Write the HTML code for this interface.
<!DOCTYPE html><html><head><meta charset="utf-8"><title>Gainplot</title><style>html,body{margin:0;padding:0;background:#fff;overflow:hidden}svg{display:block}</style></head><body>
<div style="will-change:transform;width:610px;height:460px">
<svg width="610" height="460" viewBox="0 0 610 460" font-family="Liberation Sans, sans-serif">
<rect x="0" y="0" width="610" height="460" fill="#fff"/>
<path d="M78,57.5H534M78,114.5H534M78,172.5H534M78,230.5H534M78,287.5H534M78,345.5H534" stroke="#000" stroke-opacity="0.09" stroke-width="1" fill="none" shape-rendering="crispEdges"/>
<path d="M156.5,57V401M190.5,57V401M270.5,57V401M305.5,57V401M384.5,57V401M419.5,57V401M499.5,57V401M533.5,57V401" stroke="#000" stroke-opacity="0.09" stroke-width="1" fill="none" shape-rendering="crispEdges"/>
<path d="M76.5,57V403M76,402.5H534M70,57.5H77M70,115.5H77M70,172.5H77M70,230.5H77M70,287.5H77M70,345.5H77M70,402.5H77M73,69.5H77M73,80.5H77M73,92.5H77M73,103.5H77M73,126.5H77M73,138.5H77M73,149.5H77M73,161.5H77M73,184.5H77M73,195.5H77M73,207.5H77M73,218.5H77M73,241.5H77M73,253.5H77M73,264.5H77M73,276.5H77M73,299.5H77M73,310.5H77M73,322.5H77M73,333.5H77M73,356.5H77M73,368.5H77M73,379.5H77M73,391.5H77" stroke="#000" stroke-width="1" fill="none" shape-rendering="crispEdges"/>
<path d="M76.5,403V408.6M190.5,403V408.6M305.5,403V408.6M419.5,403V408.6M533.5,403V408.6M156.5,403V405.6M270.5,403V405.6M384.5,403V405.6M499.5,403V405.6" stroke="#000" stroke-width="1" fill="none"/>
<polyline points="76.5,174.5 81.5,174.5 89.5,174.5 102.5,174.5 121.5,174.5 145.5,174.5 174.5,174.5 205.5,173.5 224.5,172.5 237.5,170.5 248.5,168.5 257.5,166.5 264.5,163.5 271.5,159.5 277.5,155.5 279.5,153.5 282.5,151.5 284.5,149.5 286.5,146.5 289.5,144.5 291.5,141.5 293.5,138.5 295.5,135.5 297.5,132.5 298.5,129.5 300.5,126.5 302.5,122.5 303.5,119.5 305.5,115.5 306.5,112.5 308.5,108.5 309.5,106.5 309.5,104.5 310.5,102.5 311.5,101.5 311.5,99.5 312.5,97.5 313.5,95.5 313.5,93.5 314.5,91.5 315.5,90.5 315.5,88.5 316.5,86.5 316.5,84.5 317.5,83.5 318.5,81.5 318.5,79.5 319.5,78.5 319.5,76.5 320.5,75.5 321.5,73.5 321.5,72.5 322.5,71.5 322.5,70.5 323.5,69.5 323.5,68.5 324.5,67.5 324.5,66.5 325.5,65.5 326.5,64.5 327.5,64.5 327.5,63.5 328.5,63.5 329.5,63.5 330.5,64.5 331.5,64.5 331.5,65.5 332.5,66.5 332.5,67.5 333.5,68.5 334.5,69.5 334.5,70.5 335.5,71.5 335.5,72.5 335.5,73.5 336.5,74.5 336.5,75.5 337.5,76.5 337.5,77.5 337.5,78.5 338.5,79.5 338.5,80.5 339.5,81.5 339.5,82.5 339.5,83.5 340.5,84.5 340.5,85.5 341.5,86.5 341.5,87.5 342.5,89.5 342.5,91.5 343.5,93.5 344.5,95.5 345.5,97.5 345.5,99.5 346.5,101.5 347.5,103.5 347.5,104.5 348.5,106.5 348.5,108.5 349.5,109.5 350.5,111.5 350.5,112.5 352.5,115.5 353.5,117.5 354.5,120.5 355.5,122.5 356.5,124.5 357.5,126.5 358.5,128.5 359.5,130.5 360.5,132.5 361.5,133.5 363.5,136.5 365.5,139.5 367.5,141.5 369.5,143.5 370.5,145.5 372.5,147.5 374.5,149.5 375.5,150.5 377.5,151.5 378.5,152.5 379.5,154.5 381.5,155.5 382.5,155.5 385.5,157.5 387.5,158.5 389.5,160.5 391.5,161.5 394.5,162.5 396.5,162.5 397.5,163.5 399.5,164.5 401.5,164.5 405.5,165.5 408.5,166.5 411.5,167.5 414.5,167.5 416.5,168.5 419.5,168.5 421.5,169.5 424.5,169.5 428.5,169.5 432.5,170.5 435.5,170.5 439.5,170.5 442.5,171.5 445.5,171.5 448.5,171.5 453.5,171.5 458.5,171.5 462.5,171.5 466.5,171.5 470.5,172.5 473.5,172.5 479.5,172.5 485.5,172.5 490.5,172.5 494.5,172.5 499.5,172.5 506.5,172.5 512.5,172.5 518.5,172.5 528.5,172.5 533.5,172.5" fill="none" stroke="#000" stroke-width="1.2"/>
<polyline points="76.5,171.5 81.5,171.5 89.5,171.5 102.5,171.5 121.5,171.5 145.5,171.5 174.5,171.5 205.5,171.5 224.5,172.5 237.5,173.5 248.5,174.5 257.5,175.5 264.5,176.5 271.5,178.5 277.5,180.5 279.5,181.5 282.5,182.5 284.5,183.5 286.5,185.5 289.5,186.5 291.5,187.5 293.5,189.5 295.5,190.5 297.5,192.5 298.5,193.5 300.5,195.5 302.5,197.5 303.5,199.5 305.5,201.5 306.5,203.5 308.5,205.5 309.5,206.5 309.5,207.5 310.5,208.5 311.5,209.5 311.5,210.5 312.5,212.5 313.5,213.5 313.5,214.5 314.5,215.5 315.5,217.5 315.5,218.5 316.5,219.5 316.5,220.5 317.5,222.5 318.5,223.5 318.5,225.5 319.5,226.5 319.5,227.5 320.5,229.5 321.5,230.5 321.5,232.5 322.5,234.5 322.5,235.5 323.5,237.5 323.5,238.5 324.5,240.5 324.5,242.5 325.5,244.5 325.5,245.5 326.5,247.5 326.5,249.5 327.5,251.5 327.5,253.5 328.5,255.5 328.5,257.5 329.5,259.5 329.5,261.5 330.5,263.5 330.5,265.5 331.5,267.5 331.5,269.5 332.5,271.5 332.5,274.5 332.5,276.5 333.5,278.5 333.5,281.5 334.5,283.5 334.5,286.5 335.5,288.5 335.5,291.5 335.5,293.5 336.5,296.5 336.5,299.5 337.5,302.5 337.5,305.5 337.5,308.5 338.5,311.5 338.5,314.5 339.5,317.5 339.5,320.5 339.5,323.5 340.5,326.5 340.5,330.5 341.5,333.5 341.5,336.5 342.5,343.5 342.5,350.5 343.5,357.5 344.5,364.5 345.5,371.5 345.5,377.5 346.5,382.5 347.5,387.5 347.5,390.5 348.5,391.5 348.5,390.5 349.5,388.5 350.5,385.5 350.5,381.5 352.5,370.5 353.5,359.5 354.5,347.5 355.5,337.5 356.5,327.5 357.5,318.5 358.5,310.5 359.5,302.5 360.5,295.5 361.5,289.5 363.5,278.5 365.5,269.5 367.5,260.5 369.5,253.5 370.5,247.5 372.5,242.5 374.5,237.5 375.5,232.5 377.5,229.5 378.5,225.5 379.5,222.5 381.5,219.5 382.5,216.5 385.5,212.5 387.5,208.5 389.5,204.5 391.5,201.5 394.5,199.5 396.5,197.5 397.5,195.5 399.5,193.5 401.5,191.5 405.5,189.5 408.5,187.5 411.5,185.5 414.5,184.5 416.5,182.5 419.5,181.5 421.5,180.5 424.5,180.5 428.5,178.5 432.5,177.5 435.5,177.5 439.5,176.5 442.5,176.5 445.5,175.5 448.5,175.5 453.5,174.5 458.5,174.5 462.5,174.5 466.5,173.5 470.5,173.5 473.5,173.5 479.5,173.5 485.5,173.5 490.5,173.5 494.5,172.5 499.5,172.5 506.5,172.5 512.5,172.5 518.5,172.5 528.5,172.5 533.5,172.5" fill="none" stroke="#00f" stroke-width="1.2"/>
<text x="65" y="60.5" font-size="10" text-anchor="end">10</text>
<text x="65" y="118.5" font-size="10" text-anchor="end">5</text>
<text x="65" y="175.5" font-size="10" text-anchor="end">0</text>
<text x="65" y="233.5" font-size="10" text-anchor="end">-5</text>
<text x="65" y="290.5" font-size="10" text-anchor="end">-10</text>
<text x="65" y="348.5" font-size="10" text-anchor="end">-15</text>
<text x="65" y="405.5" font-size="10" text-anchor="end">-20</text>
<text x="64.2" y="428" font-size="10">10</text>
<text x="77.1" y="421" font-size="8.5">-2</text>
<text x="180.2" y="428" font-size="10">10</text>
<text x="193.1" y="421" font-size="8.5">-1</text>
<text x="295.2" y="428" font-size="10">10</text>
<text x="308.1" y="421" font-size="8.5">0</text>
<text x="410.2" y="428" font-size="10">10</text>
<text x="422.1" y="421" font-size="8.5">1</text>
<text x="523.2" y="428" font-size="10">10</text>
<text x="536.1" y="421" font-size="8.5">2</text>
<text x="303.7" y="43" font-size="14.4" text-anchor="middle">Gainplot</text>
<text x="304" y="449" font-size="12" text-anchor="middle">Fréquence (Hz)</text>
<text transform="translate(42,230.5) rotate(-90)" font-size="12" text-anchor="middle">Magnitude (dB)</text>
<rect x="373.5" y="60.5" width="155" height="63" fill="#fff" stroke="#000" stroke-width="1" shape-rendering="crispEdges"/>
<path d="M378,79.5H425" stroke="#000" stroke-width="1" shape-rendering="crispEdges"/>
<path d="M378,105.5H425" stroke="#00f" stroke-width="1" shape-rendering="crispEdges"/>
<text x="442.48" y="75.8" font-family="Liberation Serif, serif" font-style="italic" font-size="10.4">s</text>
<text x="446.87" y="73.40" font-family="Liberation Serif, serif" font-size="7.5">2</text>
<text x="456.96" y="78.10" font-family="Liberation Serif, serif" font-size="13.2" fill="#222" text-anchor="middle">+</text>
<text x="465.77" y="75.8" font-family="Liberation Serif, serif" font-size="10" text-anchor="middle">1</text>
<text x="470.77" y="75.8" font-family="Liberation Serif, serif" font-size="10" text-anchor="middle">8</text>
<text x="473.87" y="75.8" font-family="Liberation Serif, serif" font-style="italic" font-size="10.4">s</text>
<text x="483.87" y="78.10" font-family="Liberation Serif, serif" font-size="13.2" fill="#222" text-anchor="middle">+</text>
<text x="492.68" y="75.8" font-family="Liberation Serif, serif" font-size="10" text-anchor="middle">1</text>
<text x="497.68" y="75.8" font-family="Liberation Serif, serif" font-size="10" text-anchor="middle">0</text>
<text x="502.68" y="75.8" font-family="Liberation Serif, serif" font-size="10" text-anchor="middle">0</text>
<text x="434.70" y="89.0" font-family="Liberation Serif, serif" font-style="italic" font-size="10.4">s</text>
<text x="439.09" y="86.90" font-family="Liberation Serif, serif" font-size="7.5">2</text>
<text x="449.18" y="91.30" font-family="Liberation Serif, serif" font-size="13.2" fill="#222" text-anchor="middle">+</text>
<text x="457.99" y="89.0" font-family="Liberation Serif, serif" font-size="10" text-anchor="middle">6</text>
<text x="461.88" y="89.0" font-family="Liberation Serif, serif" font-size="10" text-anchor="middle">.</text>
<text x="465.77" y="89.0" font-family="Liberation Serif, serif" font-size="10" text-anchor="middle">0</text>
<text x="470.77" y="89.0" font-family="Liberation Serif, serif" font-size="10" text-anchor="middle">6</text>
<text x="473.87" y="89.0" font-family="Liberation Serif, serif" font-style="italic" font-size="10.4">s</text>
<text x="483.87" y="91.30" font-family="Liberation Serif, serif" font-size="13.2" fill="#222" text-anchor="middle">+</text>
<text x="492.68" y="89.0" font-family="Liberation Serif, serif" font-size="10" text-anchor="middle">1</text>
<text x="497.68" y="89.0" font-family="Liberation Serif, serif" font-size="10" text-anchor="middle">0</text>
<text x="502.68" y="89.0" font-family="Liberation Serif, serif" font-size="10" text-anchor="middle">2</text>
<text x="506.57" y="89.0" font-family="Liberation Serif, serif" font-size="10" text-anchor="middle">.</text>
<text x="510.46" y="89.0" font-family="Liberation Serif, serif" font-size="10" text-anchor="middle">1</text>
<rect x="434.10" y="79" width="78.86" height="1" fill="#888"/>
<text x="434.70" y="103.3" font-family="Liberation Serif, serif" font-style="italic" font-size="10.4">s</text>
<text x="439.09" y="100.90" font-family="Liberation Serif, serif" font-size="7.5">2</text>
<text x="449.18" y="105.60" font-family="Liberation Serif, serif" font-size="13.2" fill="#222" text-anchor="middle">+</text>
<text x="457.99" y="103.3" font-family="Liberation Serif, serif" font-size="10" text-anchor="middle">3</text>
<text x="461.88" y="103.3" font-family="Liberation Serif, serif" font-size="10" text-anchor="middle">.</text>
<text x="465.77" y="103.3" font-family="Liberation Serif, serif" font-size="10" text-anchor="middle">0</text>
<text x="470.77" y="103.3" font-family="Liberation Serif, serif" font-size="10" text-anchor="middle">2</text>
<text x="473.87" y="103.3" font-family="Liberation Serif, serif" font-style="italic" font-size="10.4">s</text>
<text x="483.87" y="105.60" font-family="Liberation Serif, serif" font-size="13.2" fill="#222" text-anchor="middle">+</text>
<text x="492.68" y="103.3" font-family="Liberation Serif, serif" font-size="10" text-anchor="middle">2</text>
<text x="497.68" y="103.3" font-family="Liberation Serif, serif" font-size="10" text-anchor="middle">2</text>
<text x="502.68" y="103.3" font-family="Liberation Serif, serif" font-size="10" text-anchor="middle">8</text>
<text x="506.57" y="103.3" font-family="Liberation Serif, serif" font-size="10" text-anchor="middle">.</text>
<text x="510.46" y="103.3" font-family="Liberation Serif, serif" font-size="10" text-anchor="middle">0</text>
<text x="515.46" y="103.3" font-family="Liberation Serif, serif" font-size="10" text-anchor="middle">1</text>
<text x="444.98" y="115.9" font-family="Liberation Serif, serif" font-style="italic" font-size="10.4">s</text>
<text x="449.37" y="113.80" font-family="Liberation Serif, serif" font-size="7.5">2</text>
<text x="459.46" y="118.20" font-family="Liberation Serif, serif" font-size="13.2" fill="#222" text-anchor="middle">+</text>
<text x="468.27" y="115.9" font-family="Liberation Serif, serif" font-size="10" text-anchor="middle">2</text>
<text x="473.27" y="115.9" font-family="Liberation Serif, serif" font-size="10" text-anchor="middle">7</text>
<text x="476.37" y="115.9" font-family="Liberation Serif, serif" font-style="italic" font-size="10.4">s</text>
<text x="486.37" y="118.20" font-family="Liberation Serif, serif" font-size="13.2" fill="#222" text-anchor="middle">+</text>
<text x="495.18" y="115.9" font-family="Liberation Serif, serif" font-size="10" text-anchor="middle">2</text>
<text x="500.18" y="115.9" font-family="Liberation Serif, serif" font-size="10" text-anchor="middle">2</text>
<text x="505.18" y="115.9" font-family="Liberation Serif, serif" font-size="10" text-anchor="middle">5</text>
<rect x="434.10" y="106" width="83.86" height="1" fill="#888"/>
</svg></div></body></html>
# # # # # # #
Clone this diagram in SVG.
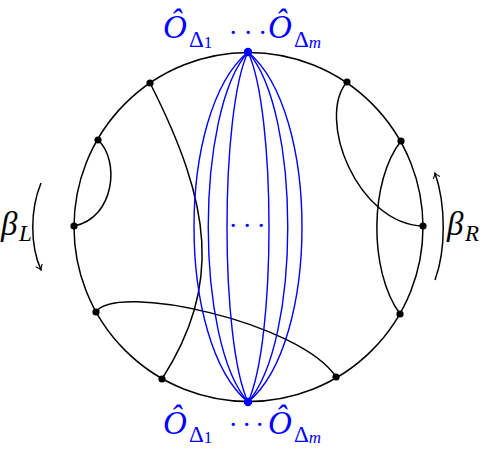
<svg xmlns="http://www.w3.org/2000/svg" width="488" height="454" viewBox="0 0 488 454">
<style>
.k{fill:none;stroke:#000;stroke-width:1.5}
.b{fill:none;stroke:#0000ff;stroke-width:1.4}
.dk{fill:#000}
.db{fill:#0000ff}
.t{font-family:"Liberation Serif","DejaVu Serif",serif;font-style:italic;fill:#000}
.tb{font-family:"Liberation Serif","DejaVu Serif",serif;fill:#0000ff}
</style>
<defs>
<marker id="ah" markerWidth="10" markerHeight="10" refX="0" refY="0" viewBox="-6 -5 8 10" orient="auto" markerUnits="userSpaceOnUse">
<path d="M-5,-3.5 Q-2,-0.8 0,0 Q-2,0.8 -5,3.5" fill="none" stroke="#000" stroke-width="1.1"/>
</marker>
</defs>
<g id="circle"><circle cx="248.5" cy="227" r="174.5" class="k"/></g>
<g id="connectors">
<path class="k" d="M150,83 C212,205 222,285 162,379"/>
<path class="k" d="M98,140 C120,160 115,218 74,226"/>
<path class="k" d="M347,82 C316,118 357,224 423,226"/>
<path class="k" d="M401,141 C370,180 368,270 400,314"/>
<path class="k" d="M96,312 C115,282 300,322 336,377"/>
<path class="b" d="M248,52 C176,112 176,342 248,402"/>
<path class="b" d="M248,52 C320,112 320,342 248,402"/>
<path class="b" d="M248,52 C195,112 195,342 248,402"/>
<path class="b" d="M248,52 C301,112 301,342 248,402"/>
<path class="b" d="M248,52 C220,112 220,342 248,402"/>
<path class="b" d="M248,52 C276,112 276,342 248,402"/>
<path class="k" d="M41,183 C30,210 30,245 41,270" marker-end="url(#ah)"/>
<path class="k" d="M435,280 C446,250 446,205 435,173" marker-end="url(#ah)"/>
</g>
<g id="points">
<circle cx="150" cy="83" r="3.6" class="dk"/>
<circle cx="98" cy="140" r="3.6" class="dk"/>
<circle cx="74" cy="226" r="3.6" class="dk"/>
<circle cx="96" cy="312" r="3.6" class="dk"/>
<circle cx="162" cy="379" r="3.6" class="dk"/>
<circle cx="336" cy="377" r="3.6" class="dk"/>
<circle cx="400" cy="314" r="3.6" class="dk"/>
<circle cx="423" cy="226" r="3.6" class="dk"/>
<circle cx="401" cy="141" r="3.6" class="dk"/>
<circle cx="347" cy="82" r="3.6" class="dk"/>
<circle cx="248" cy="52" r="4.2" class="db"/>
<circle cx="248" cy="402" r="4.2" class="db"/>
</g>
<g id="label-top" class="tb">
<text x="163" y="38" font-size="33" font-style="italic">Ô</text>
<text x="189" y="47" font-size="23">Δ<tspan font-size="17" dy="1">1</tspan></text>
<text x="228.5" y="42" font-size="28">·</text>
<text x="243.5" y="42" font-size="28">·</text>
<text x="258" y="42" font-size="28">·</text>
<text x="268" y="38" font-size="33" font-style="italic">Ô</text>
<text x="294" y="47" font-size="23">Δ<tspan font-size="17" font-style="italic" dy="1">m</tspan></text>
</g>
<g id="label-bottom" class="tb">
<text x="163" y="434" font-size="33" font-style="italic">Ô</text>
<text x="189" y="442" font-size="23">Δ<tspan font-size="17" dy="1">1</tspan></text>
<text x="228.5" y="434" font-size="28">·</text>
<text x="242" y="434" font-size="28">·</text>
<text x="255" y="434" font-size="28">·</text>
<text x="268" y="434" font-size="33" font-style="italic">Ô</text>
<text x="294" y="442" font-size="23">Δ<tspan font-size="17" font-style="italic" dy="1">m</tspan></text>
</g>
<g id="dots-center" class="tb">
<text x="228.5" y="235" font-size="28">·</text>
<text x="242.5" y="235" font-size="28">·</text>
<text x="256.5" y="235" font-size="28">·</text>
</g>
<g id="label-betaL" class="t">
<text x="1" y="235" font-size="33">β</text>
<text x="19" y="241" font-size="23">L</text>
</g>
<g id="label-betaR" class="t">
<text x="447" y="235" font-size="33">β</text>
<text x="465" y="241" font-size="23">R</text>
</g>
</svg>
# # # # # # #
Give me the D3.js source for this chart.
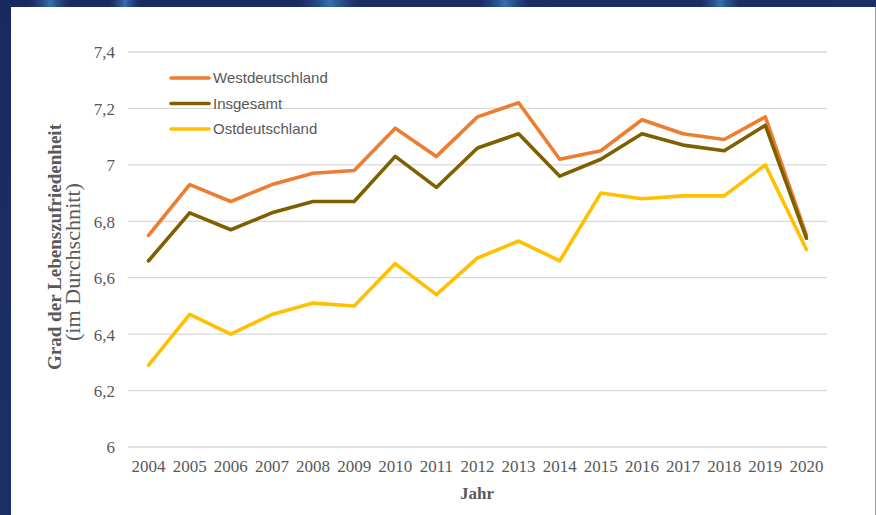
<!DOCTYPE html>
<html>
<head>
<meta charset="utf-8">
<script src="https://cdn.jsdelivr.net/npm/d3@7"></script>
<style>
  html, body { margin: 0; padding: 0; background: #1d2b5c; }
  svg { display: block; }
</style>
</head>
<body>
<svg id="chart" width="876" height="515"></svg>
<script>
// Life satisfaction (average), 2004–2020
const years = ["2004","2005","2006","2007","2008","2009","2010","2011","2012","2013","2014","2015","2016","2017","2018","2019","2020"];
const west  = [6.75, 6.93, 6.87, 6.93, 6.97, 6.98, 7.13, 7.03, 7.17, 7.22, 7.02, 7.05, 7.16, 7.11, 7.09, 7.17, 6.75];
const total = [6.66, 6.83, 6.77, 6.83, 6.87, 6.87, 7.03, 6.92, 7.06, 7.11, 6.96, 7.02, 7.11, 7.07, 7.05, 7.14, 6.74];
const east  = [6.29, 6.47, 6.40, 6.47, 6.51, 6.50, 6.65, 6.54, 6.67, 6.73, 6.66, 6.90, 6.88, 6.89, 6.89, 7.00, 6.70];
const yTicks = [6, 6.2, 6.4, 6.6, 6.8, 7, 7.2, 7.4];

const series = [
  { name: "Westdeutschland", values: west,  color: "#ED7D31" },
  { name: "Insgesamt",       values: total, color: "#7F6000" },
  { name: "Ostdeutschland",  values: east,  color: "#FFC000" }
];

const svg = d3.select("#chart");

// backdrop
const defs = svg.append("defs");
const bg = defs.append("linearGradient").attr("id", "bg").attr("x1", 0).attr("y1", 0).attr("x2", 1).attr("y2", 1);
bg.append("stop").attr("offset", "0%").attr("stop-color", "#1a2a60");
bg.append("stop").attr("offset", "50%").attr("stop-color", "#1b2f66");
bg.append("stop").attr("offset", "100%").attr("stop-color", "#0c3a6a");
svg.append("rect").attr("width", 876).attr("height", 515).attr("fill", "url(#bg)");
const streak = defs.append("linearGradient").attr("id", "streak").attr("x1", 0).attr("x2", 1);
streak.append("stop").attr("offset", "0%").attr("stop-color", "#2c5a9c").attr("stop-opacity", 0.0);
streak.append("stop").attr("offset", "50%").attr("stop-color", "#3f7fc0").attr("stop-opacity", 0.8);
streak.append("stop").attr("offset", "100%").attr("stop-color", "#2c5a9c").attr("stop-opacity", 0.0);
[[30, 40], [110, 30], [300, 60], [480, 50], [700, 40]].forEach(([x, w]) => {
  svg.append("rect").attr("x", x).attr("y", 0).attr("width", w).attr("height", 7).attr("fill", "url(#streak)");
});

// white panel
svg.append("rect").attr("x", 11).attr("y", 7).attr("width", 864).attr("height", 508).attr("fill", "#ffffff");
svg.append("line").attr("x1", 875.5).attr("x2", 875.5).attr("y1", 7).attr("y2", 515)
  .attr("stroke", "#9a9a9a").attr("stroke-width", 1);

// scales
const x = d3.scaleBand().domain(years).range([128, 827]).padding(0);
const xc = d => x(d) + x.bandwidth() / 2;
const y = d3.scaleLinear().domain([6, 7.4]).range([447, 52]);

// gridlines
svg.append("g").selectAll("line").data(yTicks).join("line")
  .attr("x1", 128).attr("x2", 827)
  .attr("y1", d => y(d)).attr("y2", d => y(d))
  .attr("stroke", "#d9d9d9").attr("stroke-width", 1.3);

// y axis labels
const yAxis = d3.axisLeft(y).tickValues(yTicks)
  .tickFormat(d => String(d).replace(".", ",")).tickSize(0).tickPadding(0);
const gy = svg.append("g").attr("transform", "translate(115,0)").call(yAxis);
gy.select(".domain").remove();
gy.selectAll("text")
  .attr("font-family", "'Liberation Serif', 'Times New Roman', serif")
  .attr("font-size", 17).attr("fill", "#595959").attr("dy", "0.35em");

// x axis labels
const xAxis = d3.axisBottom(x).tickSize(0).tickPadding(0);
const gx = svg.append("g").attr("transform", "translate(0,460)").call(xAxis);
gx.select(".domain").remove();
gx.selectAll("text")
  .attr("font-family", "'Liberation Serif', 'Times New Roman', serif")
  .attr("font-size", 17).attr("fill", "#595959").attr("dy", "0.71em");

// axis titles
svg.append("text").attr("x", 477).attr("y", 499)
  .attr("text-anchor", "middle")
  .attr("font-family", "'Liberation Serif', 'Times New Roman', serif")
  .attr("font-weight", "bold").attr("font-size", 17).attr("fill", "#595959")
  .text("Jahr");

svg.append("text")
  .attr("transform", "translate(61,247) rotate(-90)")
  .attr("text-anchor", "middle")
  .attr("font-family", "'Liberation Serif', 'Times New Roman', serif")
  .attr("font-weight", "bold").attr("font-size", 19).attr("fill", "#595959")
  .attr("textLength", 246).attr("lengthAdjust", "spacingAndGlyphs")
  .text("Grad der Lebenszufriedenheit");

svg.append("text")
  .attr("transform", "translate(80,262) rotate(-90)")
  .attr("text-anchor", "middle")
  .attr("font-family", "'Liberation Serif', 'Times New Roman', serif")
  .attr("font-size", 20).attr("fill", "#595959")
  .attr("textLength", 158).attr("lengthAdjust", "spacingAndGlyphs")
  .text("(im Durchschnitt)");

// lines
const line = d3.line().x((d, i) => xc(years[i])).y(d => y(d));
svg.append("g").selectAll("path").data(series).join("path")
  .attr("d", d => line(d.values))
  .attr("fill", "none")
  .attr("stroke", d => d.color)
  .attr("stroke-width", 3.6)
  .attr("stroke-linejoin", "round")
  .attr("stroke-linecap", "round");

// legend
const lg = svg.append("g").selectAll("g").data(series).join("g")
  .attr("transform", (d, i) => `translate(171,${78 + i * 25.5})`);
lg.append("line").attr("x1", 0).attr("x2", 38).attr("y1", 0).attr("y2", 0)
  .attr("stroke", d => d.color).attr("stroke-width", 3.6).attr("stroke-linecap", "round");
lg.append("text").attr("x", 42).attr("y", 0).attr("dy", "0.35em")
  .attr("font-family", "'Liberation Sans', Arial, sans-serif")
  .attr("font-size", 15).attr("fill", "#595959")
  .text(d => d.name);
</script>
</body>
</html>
# # # # # # #
Work to do
Search the records for the string "this" and return every line in which it occurs.

Completed exercise
Write the HTML code for this interface.
Clone this diagram in SVG.
Give me the D3.js source for this chart.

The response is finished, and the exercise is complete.